* Dataset excerpt
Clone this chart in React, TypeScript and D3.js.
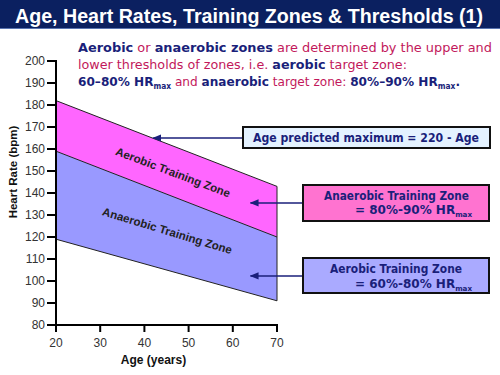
import React from "react";
import * as d3 from "d3";

const title = "Age, Heart Rates, Training Zones & Thresholds (1)";
const ages = [20, 70];
const maxHR = [182, 143];
const midHR = [159, 120];
const lowHR = [119, 91];
const yTicks = [80, 90, 100, 110, 120, 130, 140, 150, 160, 170, 180, 190, 200];
const xTicks = [20, 30, 40, 50, 60, 70];
const zoneLabels = ["Aerobic Training Zone", "Anaerobic Training Zone"];

const W = 500, H = 375;
const x = d3.scaleLinear().domain([20, 70]).range([56, 277]);
const y = d3.scaleLinear().domain([80, 200]).range([325, 61]);

const NAVY = "#1a1f7a";
const CRIM = "#c2185b";
const comic = "'Comic Sans MS', 'DejaVu Sans', sans-serif";
const arial = "'Liberation Sans', Arial, sans-serif";

function angleOf(a: number[]) {
  return (Math.atan2(y(a[1]) - y(a[0]), x(ages[1]) - x(ages[0])) * 180) / Math.PI;
}

export default function App() {
  const pts = ages.map((a, i) => ({ a, max: maxHR[i], mid: midHR[i], low: lowHR[i] }));
  const pinkArea = d3.area<any>().x((d) => x(d.a)).y0((d) => y(d.mid)).y1((d) => y(d.max))(pts)!;
  const blueArea = d3.area<any>().x((d) => x(d.a)).y0((d) => y(d.low)).y1((d) => y(d.mid))(pts)!;
  const line = d3.line<any>().x((d) => x(d.a)).y((d) => d.v);
  const outline = (key: string) =>
    line(pts.map((p: any) => ({ a: p.a, v: y(p[key]) })))!;

  const angA = angleOf(maxHR) - 0.5;
  const angB = (angleOf(midHR) + angleOf(lowHR)) / 2 - 1.5;

  const sub = (t: string) => (
    <>
      <tspan>{t}</tspan>
      <tspan fontSize="0.6em" dy="3">max</tspan>
    </>
  );

  return (
    <svg width={W} height={H} style={{ position: "absolute", left: 0, top: 0, background: "#fff" }}>
      <defs>
        <marker id="ah" viewBox="0 0 10 10" refX="9" refY="5" markerWidth="6" markerHeight="6" orient="auto">
          <path d="M0,1 L10,5 L0,9 z" fill={NAVY} />
        </marker>
      </defs>
      <rect x={0} y={0} width={W} height={H} fill="#fff" />
      {/* Title bar */}
      <rect x={0} y={0} width={W} height={28} fill="#0b2060" />
      <line x1={0} x2={W} y1={28.5} y2={28.5} stroke="#5a74b0" strokeWidth={1} />
      <text x={15} y={22.5} fill="#fff" fontFamily={arial} fontWeight="bold" fontSize={20} textLength={468} lengthAdjust="spacingAndGlyphs">
        {title}
      </text>

      {/* Intro text */}
      <g fontFamily={comic} fontSize={13}>
        <text x={78} y={52} textLength={414} lengthAdjust="spacingAndGlyphs">
          <tspan fill={NAVY} fontWeight="bold">Aerobic</tspan>
          <tspan fill={CRIM}> or </tspan>
          <tspan fill={NAVY} fontWeight="bold">anaerobic zones</tspan>
          <tspan fill={CRIM}> are determined by the upper and</tspan>
        </text>
        <text x={78} y={69} textLength={329} lengthAdjust="spacingAndGlyphs">
          <tspan fill={CRIM}>lower thresholds of zones, i.e. </tspan>
          <tspan fill={NAVY} fontWeight="bold">aerobic</tspan>
          <tspan fill={CRIM}> target zone:</tspan>
        </text>
        <text x={78} y={86} textLength={382} lengthAdjust="spacingAndGlyphs">
          <tspan fill={NAVY} fontWeight="bold">60–80% HR</tspan>
          <tspan fill={NAVY} fontWeight="bold" fontSize={8} dy={3}>max</tspan>
          <tspan fill={CRIM} dy={-3}> and </tspan>
          <tspan fill={NAVY} fontWeight="bold">anaerobic</tspan>
          <tspan fill={CRIM}> target zone: </tspan>
          <tspan fill={NAVY} fontWeight="bold">80%–90% HR</tspan>
          <tspan fill={NAVY} fontWeight="bold" fontSize={8} dy={3}>max</tspan>
          <tspan fill={NAVY} fontWeight="bold" dy={-3}>.</tspan>
        </text>
      </g>

      {/* Bands */}
      <path d={pinkArea} fill="#ff66ff" stroke="none" />
      <path d={blueArea} fill="#9999ff" stroke="none" />
      <path d={outline("max")} fill="none" stroke="#222" strokeWidth={1} />
      <path d={outline("mid")} fill="none" stroke="#222" strokeWidth={1} />
      <path d={outline("low")} fill="none" stroke="#222" strokeWidth={1} />
      <line x1={x(70)} x2={x(70)} y1={y(maxHR[1])} y2={y(lowHR[1])} stroke="#222" strokeWidth={1} />

      {/* Zone labels */}
      <text
        transform={`translate(${x(46.4)},${y(149)}) rotate(${angA})`}
        textAnchor="middle"
        dominantBaseline="middle"
        fontFamily={arial}
        fontWeight="bold"
        fontSize={11.5}
        fill="#222"
      >
        {zoneLabels[0]}
      </text>
      <text
        transform={`translate(${x(45.1)},${y(122.4)}) rotate(${angB})`}
        textAnchor="middle"
        dominantBaseline="middle"
        fontFamily={arial}
        fontWeight="bold"
        fontSize={11.5}
        fill="#222"
      >
        {zoneLabels[1]}
      </text>

      {/* Axes */}
      <g fontFamily={arial} fontSize={12} fill="#333">
        {yTicks.map((t) => (
          <g key={"y" + t}>
            <line x1={x(20) - 9} x2={x(20)} y1={y(t)} y2={y(t)} stroke="#000" strokeWidth={2} />
            <text x={x(20) - 11} y={y(t)} textAnchor="end" dominantBaseline="central">
              {t}
            </text>
          </g>
        ))}
        {xTicks.map((t) => (
          <g key={"x" + t}>
            <line x1={x(t)} x2={x(t)} y1={y(80)} y2={y(80) + 7} stroke="#000" strokeWidth={2} />
            <text x={x(t)} y={y(80) + 18} textAnchor="middle" dominantBaseline="central">
              {t}
            </text>
          </g>
        ))}
      </g>
      <line x1={x(20)} x2={x(20)} y1={y(200) - 1} y2={y(80) + 1} stroke="#000" strokeWidth={2} />
      <line x1={x(20) - 1} x2={x(70) + 1} y1={y(80)} y2={y(80)} stroke="#000" strokeWidth={2} />
      <text
        transform={`translate(13,172) rotate(-90)`}
        textAnchor="middle"
        dominantBaseline="central"
        fontFamily={arial}
        fontWeight="bold"
        fontSize={11.5}
        fill="#111"
      >
        Heart Rate (bpm)
      </text>
      <text x={153.5} y={364} textAnchor="middle" fontFamily={arial} fontWeight="bold" fontSize={12} fill="#111">
        Age (years)
      </text>

      {/* Annotation boxes */}
      <line x1={243} x2={x(42)} y1={y(165)} y2={y(165)} stroke={NAVY} strokeWidth={1.5} markerEnd="url(#ah)" />
      <rect x={243} y={127} width={247} height={21} fill="#e4f2ff" stroke="#111" strokeWidth={2} />
      <text x={253} y={142} fontFamily={comic} fontWeight="bold" fontSize={12} fill={NAVY} textLength={226} lengthAdjust="spacingAndGlyphs">
        Age predicted maximum = 220 - Age
      </text>

      <line x1={303} x2={x(64)} y1={y(135.5)} y2={y(135.5)} stroke={NAVY} strokeWidth={1.5} markerEnd="url(#ah)" />
      <rect x={303} y={185} width={186} height={36} fill="#ff73d0" stroke="#111" strokeWidth={2} />
      <g fontFamily={comic} fontWeight="bold" fontSize={12} fill={NAVY}>
        <text x={324} y={200} textLength={145} lengthAdjust="spacingAndGlyphs">Anaerobic Training Zone</text>
        <text x={355} y={214}>
          {sub("= 80%-90% HR")}
        </text>
      </g>

      <line x1={303} x2={x(64)} y1={y(102.3)} y2={y(102.3)} stroke={NAVY} strokeWidth={1.5} markerEnd="url(#ah)" />
      <rect x={303} y={258} width={186} height={35} fill="#aaaaff" stroke="#111" strokeWidth={2} />
      <g fontFamily={comic} fontWeight="bold" fontSize={12} fill={NAVY}>
        <text x={330} y={273} textLength={132} lengthAdjust="spacingAndGlyphs">Aerobic Training Zone</text>
        <text x={355} y={288}>
          {sub("= 60%-80% HR")}
        </text>
      </g>
    </svg>
  );
}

* The problem
Return the material line for line, from its beginning to the line that contains "line(pts.map((p: any) =>", with the pictures left out.

* The answer
Clone this chart in React, TypeScript and D3.js.
import React from "react";
import * as d3 from "d3";

const title = "Age, Heart Rates, Training Zones & Thresholds (1)";
const ages = [20, 70];
const maxHR = [182, 143];
const midHR = [159, 120];
const lowHR = [119, 91];
const yTicks = [80, 90, 100, 110, 120, 130, 140, 150, 160, 170, 180, 190, 200];
const xTicks = [20, 30, 40, 50, 60, 70];
const zoneLabels = ["Aerobic Training Zone", "Anaerobic Training Zone"];

const W = 500, H = 375;
const x = d3.scaleLinear().domain([20, 70]).range([56, 277]);
const y = d3.scaleLinear().domain([80, 200]).range([325, 61]);

const NAVY = "#1a1f7a";
const CRIM = "#c2185b";
const comic = "'Comic Sans MS', 'DejaVu Sans', sans-serif";
const arial = "'Liberation Sans', Arial, sans-serif";

function angleOf(a: number[]) {
  return (Math.atan2(y(a[1]) - y(a[0]), x(ages[1]) - x(ages[0])) * 180) / Math.PI;
}

export default function App() {
  const pts = ages.map((a, i) => ({ a, max: maxHR[i], mid: midHR[i], low: lowHR[i] }));
  const pinkArea = d3.area<any>().x((d) => x(d.a)).y0((d) => y(d.mid)).y1((d) => y(d.max))(pts)!;
  const blueArea = d3.area<any>().x((d) => x(d.a)).y0((d) => y(d.low)).y1((d) => y(d.mid))(pts)!;
  const line = d3.line<any>().x((d) => x(d.a)).y((d) => d.v);
  const outline = (key: string) =>
    line(pts.map((p: any) => ({ a: p.a, v: y(p[key]) })))!;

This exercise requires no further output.